Katy French pal ‘blew whistle’ on disgraced solictor Thomas Byrne

A MILLIONAIRE car dealer who has just failed in a High Court bid to ban a newspaper linking him to underworld crime is believed to be the man who reported disgraced solicitor Thomas Byrne to the Law Society.

Lee Cullen – who was a friend of tragic model Katy French and who loaned her a string of luxury cars – hired Mr Byrne until two years ago. He is said to have fallen out with him after the solicitor kept property Mr Cullen owned registered in his own name. He is also believed to have used some of these properties as security for a number of loans he took out to fund property deals.Mr Cullen, 35, refused to comment last night but is understood to have tipped off the Law Society in 2006, when Mr Byrne was found guilty of misconduct before his practice was finally closed last October.

A former associate said last night: ‘They had a big bust-up over some property deals. The details are a bit sketchy but Cullen stopped using Byrne ages ago because of the delays that had taken place by Byrne not transferring title deeds over to him quickly enough.’

The same properties are part of a huge portfolio belonging to Mr Byrne that is now at the centre of a major fraud probe.

One of the houses in Tallaght, west Dublin that the pair’s names are linked to was bought in October 2004 by Mr Cullen and sold just four days later to Mr Byrne, who sold it back to him just under two years later.

Mr Byrne, whose €300,000 luxury car collection was seized just days before the Law Society shut down his Dublin law practice, is being investigated by the Criminal Assets Bureau (CAB), as well as being sued by a string of financial institutions.

He is before the courts in connection with dodgy home loans totaling €35m. In last Friday’s High Court hearing, Mr Cullen – who has already had to pay €2.15m to CAB after its detectives investigated his business affairs – not only admitted to selling cars to criminals but also admitted he was a guest at convicted drug trafficker Shane Lyons’s wedding.

He said he knew nothing about Lyons’s five-year jail term and had never been involved in money-laundering or drug-dealing. He also said he was not linked to organised crime.

Mr Byrne and Mr Cullen have had property interests in Clondalkin and on Tassaggard Green in City West. Mr Cullen sought a High Court injunction preventing the Sunday World from publishing an article linking him with criminal activity and the death of Katy French.

The High Court granted the injunction in respect of stories linking him with Miss French only. In court, he denied claims that he introduced the model to an alleged major drugs smuggler.

Mr Cullen lent her the black Range Rover that she drove in the days leading up to her collapse at a house in Kilmessan, Co. Meath on December 2.

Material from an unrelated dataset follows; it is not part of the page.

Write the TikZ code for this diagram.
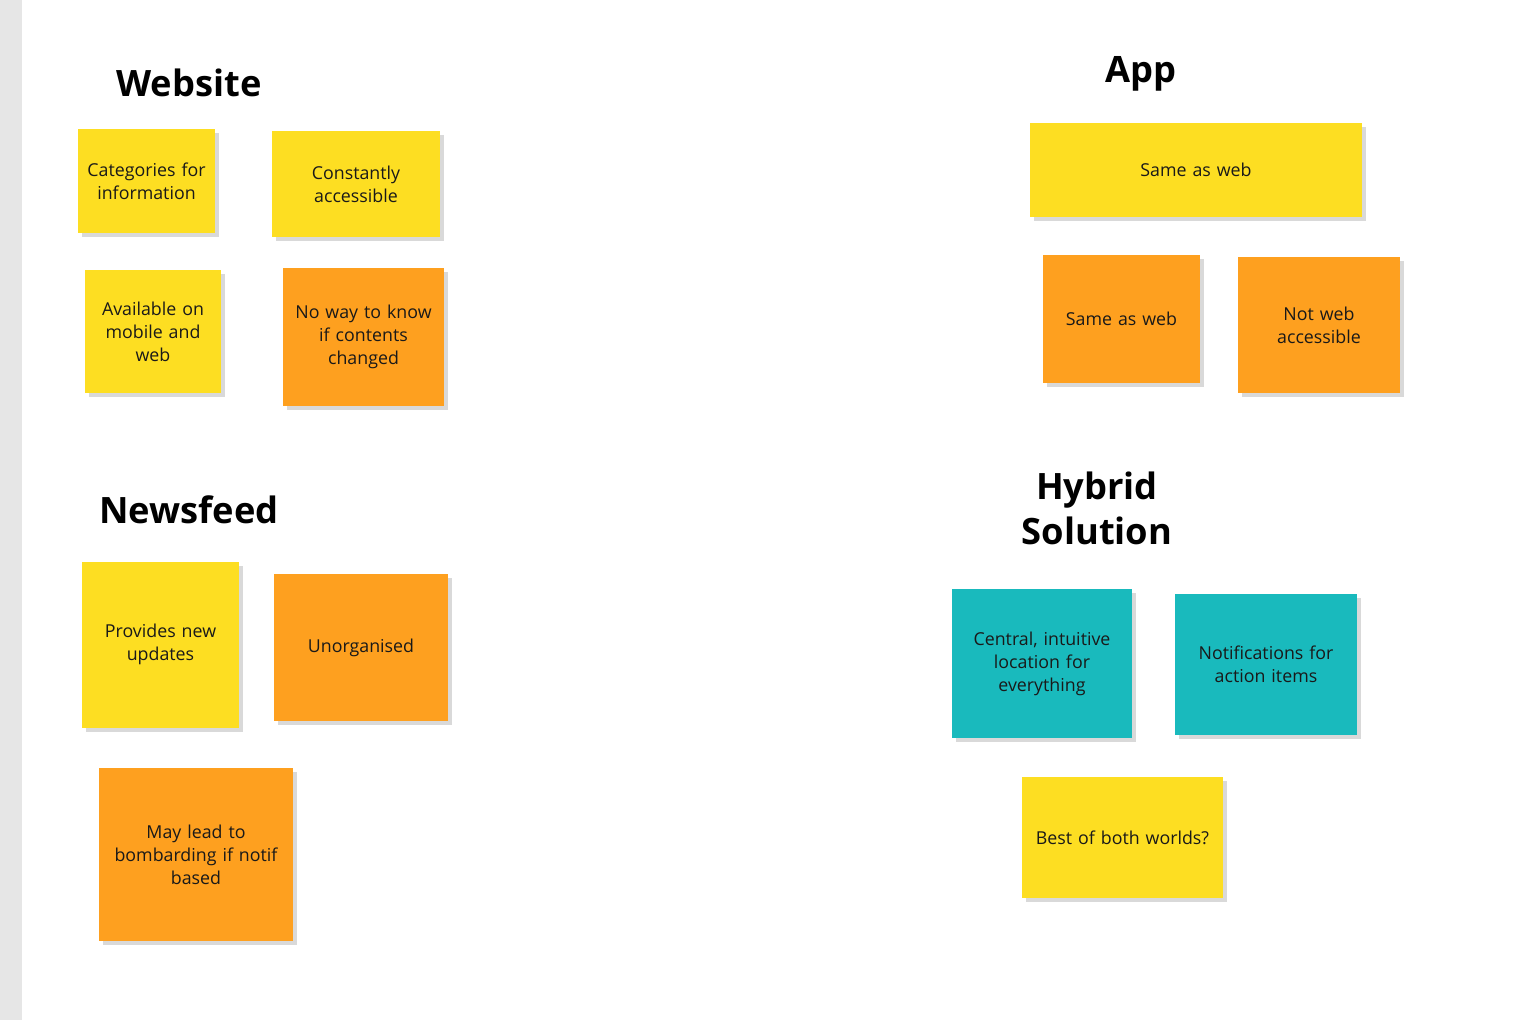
\documentclass[tikz,border=0pt]{standalone}
\usepackage{fontspec}
\setmainfont{Open Sans}
\usetikzlibrary{shadows}
\definecolor{yel}{HTML}{FDDE22}
\definecolor{org}{HTML}{FEA01F}
\definecolor{teal}{HTML}{19BABD}
\definecolor{strip}{HTML}{E6E6E6}
\definecolor{shd}{HTML}{D9D9D9}
\tikzset{
  note/.style={draw=none, inner sep=4pt, align=center, text=black!90,
    font=\fontsize{17.8}{23}\selectfont,
    drop shadow={shadow xshift=4pt, shadow yshift=-4pt, fill=shd, opacity=1}},
  ynote/.style={note, fill=yel},
  onote/.style={note, fill=org},
  tnote/.style={note, fill=teal},
  heading/.style={font=\fontsize{36.3}{45}\selectfont\bfseries, align=center, inner sep=0pt}
}
\begin{document}
\begin{tikzpicture}[x=1pt,y=-1pt]
\useasboundingbox (0,0) rectangle (1535,1020);
\fill[white] (0,0) rectangle (1535,1020);
\fill[strip] (0,0) rectangle (22,1020);

% Website
\node[heading] (hweb) at (189,82.5) {Website};
\node[ynote, minimum width=135pt, minimum height=104pt, text width=129pt] (w1) at (146.5,181) {Categories for\\information};
\node[ynote, minimum width=168pt, minimum height=106pt, text width=158pt] (w2) at (356,184) {Constantly\\accessible};
\node[ynote, minimum width=136pt, minimum height=123pt, text width=128pt] (w3) at (153,331.5) {Available on\\mobile and\\web};
\node[onote, minimum width=161pt, minimum height=138pt, text width=153pt] (w4) at (363.5,337) {No way to know\\if contents\\changed};

% Newsfeed
\node[heading] (hnews) at (189,509.5) {Newsfeed};
\node[ynote, minimum width=157pt, minimum height=166pt, text width=147pt] (n1) at (160.5,644.5) {Provides new\\updates};
\node[onote, minimum width=174pt, minimum height=147pt, text width=164pt] (n2) at (361,647.5) {Unorganised};
\node[onote, minimum width=194pt, minimum height=173pt, text width=186pt] (n3) at (196,854.5) {May lead to\\bombarding if notif\\based};

% App
\node[heading] (happ) at (1141,74) {App};
\node[ynote, minimum width=332pt, minimum height=94pt, text width=322pt] (a1) at (1196,170) {Same as web};
\node[onote, minimum width=157pt, minimum height=128pt, text width=147pt] (a2) at (1121.5,319) {Same as web};
\node[onote, minimum width=162pt, minimum height=136pt, text width=152pt] (a3) at (1319,325) {Not web\\accessible};

% Hybrid
\node[heading] (hhyb) at (1097,508.5) {Hybrid\\Solution};
\node[tnote, minimum width=180pt, minimum height=149pt, text width=172pt] (h1) at (1042,663.5) {Central, intuitive\\location for\\everything};
\node[tnote, minimum width=182pt, minimum height=141pt, text width=174pt] (h2) at (1266,664.5) {Notifications for\\action items};
\node[ynote, minimum width=201pt, minimum height=121pt, text width=191pt] (h3) at (1122.5,837.5) {Best of both worlds?};
\end{tikzpicture}
\end{document}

There is no suggestion that Mr Byrne has been involved in any criminal activity. But his affairs are now being probed by CAB, whose detectives seized thousands of documents belonging to the solicitor last month. They detail the big-money deals Mr Byrne was involved in.

One of the biggest loans he took out is the €9m he borrowed from IIB Bank in August. As well as demanding that Mr Byrne return the money, a judge has ordered that he be investigated by the National Bureau of Fraud Investigation.

His car collection was seized shortly after secondhand car dealer Brian Downes, 40 – reportedly a client of Mr Byrne – was gunned down. Downes was shot in Walkinstown, west Dublin, on October 5 along with local car dealer Eddie Ward, 27, with whom he happened to be talking at the time.

Downes was a gangland ‘Mr Fixit’ said to have been involved in money laundering and stolen cars. At the time of his death, he is thought to have had assets of more than €7.5m and was being investigated by CAB.

Mr Byrne’s link to Downes was underlined last month when it was revealed he used Mr Byrne’s former Dublin marital home as his private address. The home where Mr Byrne used to live with estranged wife, Michelle, is given under details of Downes’s directorship of a firm called Vans for Cash Ltd, which was set up last January.

Last month, the High Court heard that 10 EBS loans were made to Mr Byrne between 2003 and 2007 to help him buy property.

Mr Byrne owes the firm at least €12.5m, a further €4.8m to Anglo Irish Bank and €2.5m to ACC Bank. Judge Peter Kelly said in the Commercial Court last month that Mr Byrne’s files should be handed over to detectives because they contain what he called ‘disturbing matters’.